KEY POINTS
- Apple posted Q2 revenue of $111.2 billion and EPS of $2.01, both beats, with the stock rallying as much as 5.35% in after-hours trade.
- Services revenue at $30.98 billion topped estimates and provided the high-margin offset to a second iPhone miss in three quarters.
- Tim Cook's September 1 handoff to Sabih Khan, plus the China question, are the two overhangs traders need to monitor heading into the June quarter guide.
A Second-Quarter Record
Apple booked $111.2 billion in revenue for the March quarter, a second-quarter record that beat the $109.66 billion Wall Street consensus and pushed earnings per share to $2.01 against expectations of $1.95. The stock responded the way the tape needed it to. Shares rallied as much as 5.35% in after-hours trading Thursday and were holding most of the gain in Friday's pre-market, adding meaningfully to a Dow that's already at record highs. When the largest stock in the market gaps higher into a record-high backdrop, it almost always pulls index futures with it.
The cleanest read on the print is that the franchise is healthier than the iPhone narrative suggests. Mac revenue came in at $8.4 billion versus the $8.02 billion Street estimate. iPad delivered $6.91 billion against a $6.66 billion bar. The standout was Services. Apple printed $30.98 billion in Services revenue, beating the $30.39 billion consensus and contributing the bulk of the gross margin upside — 49.3% versus the 48.4% expected. For a company whose hardware mix is increasingly under cyclical pressure, that margin line is the entire bull case.
The Hardware Footnote
The print wasn't perfect. iPhone revenue of $56.99 billion missed Street expectations for the second time in three quarters, despite being well above the $46.84 billion the segment generated a year earlier. The dispersion is consistent with a market that's still working through the iPhone 17 cycle and that, more broadly, is asking how much upgrade fatigue exists at $1,200-plus retail price points.

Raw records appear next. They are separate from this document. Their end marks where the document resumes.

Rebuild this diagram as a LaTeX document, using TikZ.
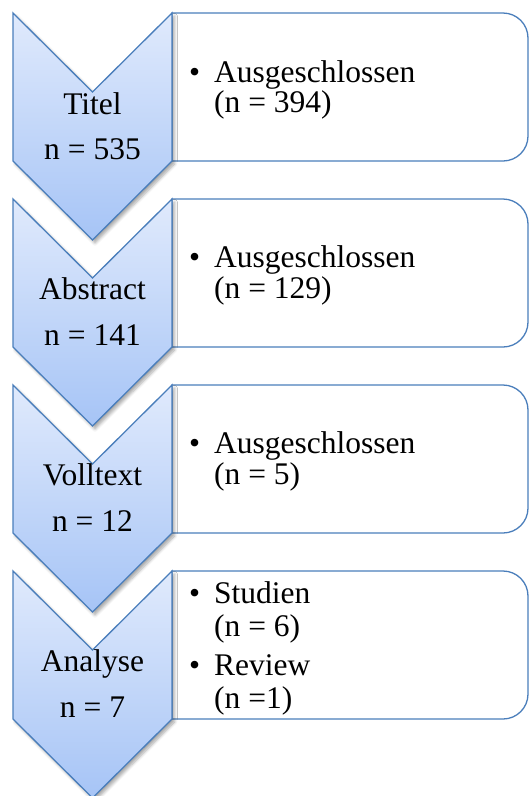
\documentclass[tikz,border=0pt]{standalone}
\usepackage{fontspec}
\setmainfont{Liberation Serif}
\usetikzlibrary{shadows.blur}
\definecolor{edgeblue}{HTML}{4A7EBB}
\definecolor{ctop}{HTML}{E0EAFC}
\definecolor{cbot}{HTML}{A6C4F6}
\tikzset{
  chev/.style={draw=edgeblue, line width=1.3pt, line join=miter, top color=ctop, bottom color=cbot,
    blur shadow={shadow xshift=2.5pt, shadow yshift=-3pt, shadow blur steps=6, shadow opacity=35, shadow blur radius=3pt}},
  listbox/.style={draw=edgeblue, line width=1.3pt, fill=white},
  ctext/.style={anchor=base, inner sep=0pt, font=\fontsize{31.5}{33}\selectfont},
  btext/.style={anchor=base west, inner sep=0pt, font=\fontsize{31.5}{33}\selectfont},
}
\newcommand{\chevstep}[1]{% #1 = top y
  \path[listbox] (172,#1) [rounded corners=25pt] -- (528,#1) -- (528,#1+148) [sharp corners] -- (172,#1+148) -- cycle;
  \path[chev] (13,#1) -- (92.5,#1+79) -- (172,#1) -- (172,#1+148) -- (92.5,#1+227) -- (13,#1+148) -- cycle;
}
\begin{document}
\begin{tikzpicture}[x=1pt,y=-1pt]
\useasboundingbox (0,0) rectangle (529,796);
% step 1
\chevstep{13}
\node[ctext] (t1) at (92.5,114) {Titel};
\node[ctext] (n1) at (92.5,159) {n = 535};
\node[btext] (b1) at (189,82) {•};
\node[btext] (a1) at (214,82) {Ausgeschlossen};
\node[btext] (e1) at (214,112) {(n = 394)};
% step 2
\chevstep{199}
\node[ctext] (t2) at (92.5,299.5) {Abstract};
\node[ctext] (n2) at (92.5,345.5) {n = 141};
\node[btext] (b2) at (189,267.5) {•};
\node[btext] (a2) at (214,267.5) {Ausgeschlossen};
\node[btext] (e2) at (214,298.5) {(n = 129)};
% step 3
\chevstep{385}
\node[ctext] (t3) at (92.5,485.5) {Volltext};
\node[ctext] (n3) at (92.5,531.5) {n = 12};
\node[btext] (b3) at (189,453.5) {•};
\node[btext] (a3) at (214,453.5) {Ausgeschlossen};
\node[btext] (e3) at (214,484.5) {(n = 5)};
% step 4
\chevstep{571}
\node[ctext] (t4) at (92.5,671.5) {Analyse};
\node[ctext] (n4) at (92.5,717.5) {n = 7};
\node[btext] (b4a) at (189,603) {•};
\node[btext] (s4) at (214,603) {Studien};
\node[btext] (s4n) at (214,636) {(n = 6)};
\node[btext] (b4b) at (189,675) {•};
\node[btext] (r4) at (214,675) {Review};
\node[btext] (r4n) at (214,708) {(n =1)};
\end{tikzpicture}
\end{document}
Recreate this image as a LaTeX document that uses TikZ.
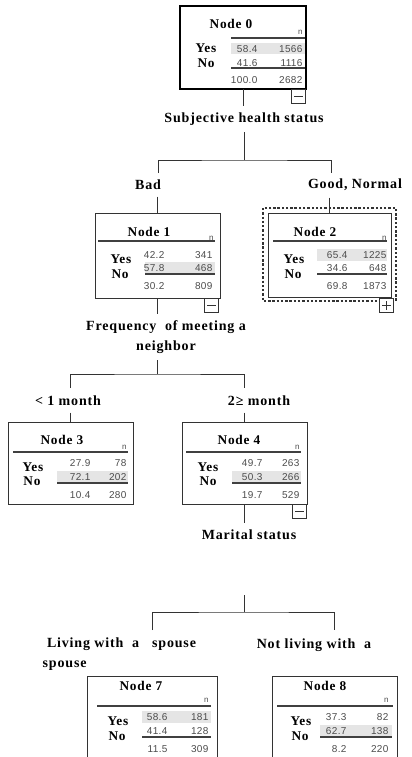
\documentclass[tikz,border=0pt]{standalone}
\usepackage{fontspec}
\setmainfont{Liberation Serif}
\newfontfamily\lblfont[LetterSpace=6]{Liberation Serif}
\newfontfamily\numfont[LetterSpace=4]{Liberation Sans}

\tikzset{every picture/.style={line width=0.75pt}}
\tikzset{
  statbox/.style={draw=black!80, line width=0.6pt, inner sep=0pt, outer sep=0pt, minimum width=93.75pt, minimum height=63pt},
  rootbox/.style={statbox, draw=black, line width=1.5pt},
  nodelbl/.style={font=\lblfont\bfseries\fontsize{10}{12}\selectfont, inner sep=0pt},
  yn/.style={font=\lblfont\bfseries\fontsize{10}{12}\selectfont, anchor=west, inner sep=0pt},
  num/.style={font=\numfont\fontsize{7.5}{9}\selectfont, text=black!70, anchor=east, inner sep=0pt},
  ncol/.style={font=\numfont\fontsize{6}{7}\selectfont, text=black!70, anchor=east, inner sep=0pt},
  shade/.style={fill=black!10},
  rule/.style={draw=black!75, line width=0.9pt},
  branch/.style={font=\lblfont\bfseries\fontsize{10.5}{15}\selectfont, align=center, inner sep=2pt, outer sep=3pt},
  edge/.style={draw=black!80, line width=0.75pt},
  togglebox/.style={draw=black!80, line width=0.6pt, fill=white, minimum size=10.5pt, inner sep=0pt, anchor=north east},
  minusbox/.style={togglebox, path picture={\draw[line width=0.6pt] ([xshift=2pt]path picture bounding box.west) -- ([xshift=-2pt]path picture bounding box.east);}},
  plusbox/.style={togglebox, path picture={\draw[line width=0.6pt] ([xshift=2pt]path picture bounding box.west) -- ([xshift=-2pt]path picture bounding box.east) ([yshift=-2pt]path picture bounding box.north) -- ([yshift=2pt]path picture bounding box.south);}},
  dotbox/.style={draw=black!80, line width=0.9pt, dash pattern=on 1.8pt off 1.4pt}
}

\begin{document}
\begin{tikzpicture}[x=0.75pt,y=0.75pt,yscale=-1,xscale=1]
\clip (0,0) rectangle (411,757);

% Node 0
\node[rootbox, minimum width=94.5pt, minimum height=62.25pt] (n0) at (243,47.5) {};
\node[nodelbl] (t0) at (231,24) {Node 0};
\node[ncol] at (303,32) {n};
\fill[shade] (231,43) rectangle (305,54);
\draw[rule] (231,38) -- (305,38);
\node[yn] at (195,48) {Yes};
\node[yn] at (197,63) {No};
\node[num] at (258,49) {58.4};
\node[num] at (303,49) {1566};
\node[num] at (258,63) {41.6};
\node[num] at (303,63) {1116};
\draw[rule] (231,68) -- (305,68);
\node[num] at (258,80) {100.0};
\node[num] at (303,80) {2682};
\node[minusbox] (m0) at (306,89) {};

% Node 1
\node[statbox, minimum height=63.75pt] (n1) at (157.5,255.5) {};
\node[nodelbl] (t1) at (149,232) {Node 1};
\node[ncol] at (214,238) {n};
\draw[rule] (98,241) -- (215,241);
\node[yn] at (110,259) {Yes};
\node[yn] at (111,274) {No};
\node[num] at (165,255) {42.2};
\node[num] at (213,255) {341};
\fill[shade] (145,262) rectangle (215,274);
\node[num] at (165,268) {57.8};
\node[num] at (213,268) {468};
\draw[rule] (145,274) -- (215,274);
\node[num] at (165,286) {30.2};
\node[num] at (213,286) {809};
\node[minusbox] (m1) at (219,298) {};

% Node 2
\draw[dotbox] (263,208) rectangle (396,301);
\node[statbox, minimum width=92.25pt] (n2) at (329.5,255) {};
\node[nodelbl] (t2) at (315,232) {Node 2};
\node[ncol] at (387,238) {n};
\draw[rule] (273,241) -- (387,241);
\node[yn] at (283,259) {Yes};
\node[yn] at (284,274) {No};
\fill[shade] (317,249) rectangle (387,261);
\node[num] at (348,255) {65.4};
\node[num] at (387,255) {1225};
\node[num] at (348,268) {34.6};
\node[num] at (387,268) {648};
\draw[rule] (317,274) -- (387,274);
\node[num] at (348,286) {69.8};
\node[num] at (387,286) {1873};
\node[plusbox] (p2) at (394,298) {};

% Node 3
\node[statbox, minimum height=61.5pt] (n3) at (70.5,463) {};
\node[nodelbl] (t3) at (62,440) {Node 3};
\node[ncol] at (127,447) {n};
\draw[rule] (13,452) -- (128,452);
\node[yn] at (22,467) {Yes};
\node[yn] at (23,481) {No};
\node[num] at (91,463) {27.9};
\node[num] at (127,463) {78};
\fill[shade] (57,471) rectangle (128,483);
\node[num] at (91,477) {72.1};
\node[num] at (127,477) {202};
\draw[rule] (57,483) -- (128,483);
\node[num] at (91,495) {10.4};
\node[num] at (127,495) {280};

% Node 4
\node[statbox, minimum height=61.5pt] (n4) at (244.5,463) {};
\node[nodelbl] (t4) at (239,440) {Node 4};
\node[ncol] at (300,447) {n};
\draw[rule] (186,452) -- (301,452);
\node[yn] at (197,467) {Yes};
\node[yn] at (199,481) {No};
\node[num] at (263,463) {49.7};
\node[num] at (300,463) {263};
\fill[shade] (232,471) rectangle (301,483);
\node[num] at (263,477) {50.3};
\node[num] at (300,477) {266};
\draw[rule] (232,483) -- (301,483);
\node[num] at (263,495) {19.7};
\node[num] at (300,495) {529};
\node[minusbox] (m4) at (307,504) {};

% Node 7
\node[statbox, minimum width=97.5pt, minimum height=70.5pt] (n7) at (152,723) {};
\node[nodelbl] (t7) at (141,686) {Node 7};
\node[ncol] at (209,700) {n};
\draw[rule] (97,706) -- (211,706);
\node[yn] at (107,721) {Yes};
\node[yn] at (108,736) {No};
\fill[shade] (142,711) rectangle (211,723);
\node[num] at (168,717) {58.6};
\node[num] at (209,717) {181};
\node[num] at (168,731) {41.4};
\node[num] at (209,731) {128};
\draw[rule] (142,737) -- (211,737);
\node[num] at (168,749) {11.5};
\node[num] at (209,749) {309};

% Node 8
\node[statbox, minimum height=70.5pt] (n8) at (334.5,723) {};
\node[nodelbl] (t8) at (325,686) {Node 8};
\node[ncol] at (389,700) {n};
\draw[rule] (277,706) -- (393,706);
\node[yn] at (290,721) {Yes};
\node[yn] at (291,736) {No};
\node[num] at (347,717) {37.3};
\node[num] at (389,717) {82};
\fill[shade] (320,725) rectangle (392,737);
\node[num] at (347,731) {62.7};
\node[num] at (389,731) {138};
\draw[rule] (320,737) -- (392,737);
\node[num] at (347,749) {8.2};
\node[num] at (389,749) {220};

% Split labels
\node[branch] (lSubj) at (244,119) {Subjective health status};
\node[branch] (lBad) at (148,185) {Bad};
\node[branch] (lGood) at (355,185) {Good, Normal};
\node[branch] (lFreq) at (166,337) {Frequency\ \ of meeting a\\neighbor};
\node[branch] (lLt) at (68,401) {< 1 month};
\node[branch] (lGe) at (259,401) {2≥ month};
\node[branch] (lMar) at (249,535) {Marital status};
\node[branch, align=left, anchor=west] (lLiv) at (36,654) {\ Living with\ \ a\ \ \ spouse\\spouse};
\node[branch] (lNot) at (314,645) {Not living with\ \ a};

% Connections
\coordinate (j0) at (244,160);
\coordinate (d1) at (158,173);
\coordinate (d2) at (331,173);
\draw[edge] (n0.south) -- (n0.south |- lSubj.north);
\draw[edge] (lSubj.south) -- (j0);
\draw[edge] (d1) |- (j0) -| (d2);
\draw[edge] (n1.north |- lBad.south) -- (n1.north);
\draw[edge] (n2.north |- lGood.south) -- (n2.north);

\coordinate (j1) at (157.5,374);
\coordinate (d3) at (70.5,388);
\coordinate (d4) at (244.5,388);
\draw[edge] (n1.south) -- (n1.south |- lFreq.north);
\draw[edge] (lFreq.south -| n1.south) -- (j1);
\draw[edge] (d3) |- (j1) -| (d4);
\draw[edge] (n3.north |- lLt.south) -- (n3.north);
\draw[edge] (n4.north |- lGe.south) -- (n4.north);

\coordinate (mtop) at (244,595);
\coordinate (j2) at (244,612);
\coordinate (d5) at (152,630);
\coordinate (d6) at (334.5,630);
\draw[edge] (n4.south) -- (n4.south |- lMar.north);
\draw[edge] (mtop) -- (j2);
\draw[edge] (d5) |- (j2) -| (d6);

\end{tikzpicture}
\end{document}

Geographic detail is where the next test sits. Greater China remains the single most-watched line in the report. Apple did not deliver the kind of decisive China upside number that would have removed the overhang, and the conference call commentary leaned on cautious optimism rather than on hard recovery numbers. Traders should expect the June-quarter guide to be the next inflection point, not this print.
The Cook-to-Khan Handoff
The bigger structural story is leadership. Apple announced on April 20 that COO Sabih Khan will succeed Tim Cook as chief executive on September 1, with Cook moving to executive chairman. That timeline now overlaps with the September iPhone launch event, which is roughly the worst possible moment for an external face change at a consumer hardware company. The market's read so far has been generous — the stock is up substantially since the announcement — but a single mediocre September quarter under new leadership would test that patience quickly.
Khan's operating background gives him institutional credibility internally. The question Wall Street will ask in the back half of 2026 is whether the new CEO can credibly own the AI narrative that Apple has been ceding ground on. That story has been a market-share gap relative to peers for the better part of two years, and a leadership transition is the worst possible moment to widen it.
What This Means for the Tape
Apple's market cap puts it in a category where its individual print is, on most days, the single largest driver of S&P 500 returns. A 5% Apple move is roughly 50 basis points on the index. That math is precisely why a beat-of-this-magnitude into a record-high tape is the catalyst that bulls were begging for. It also explains why Friday's open is firmer despite mixed signals from the Treasury market and oil.
The forward-looking question is whether the rest of the mega-cap complex can sustain the move into May. Microsoft and Meta beat. Alphabet's quarter was decent. Amazon delivered. The path of least resistance for the S&P 500 has been to grind higher on the back of these prints, and the broader earnings season has, on balance, validated the multiple expansion that drove April's 10.4% gain.
Watch the iPhone 18 supply chain commentary, watch the September event date, and watch the June quarter guidance carefully. Apple closed Thursday at a market cap that implies it must execute almost flawlessly through the Cook-to-Khan transition. Anything less, and the multiple compresses fast. Through that lens, Friday's gap higher is a vote of confidence — but not a permanent one.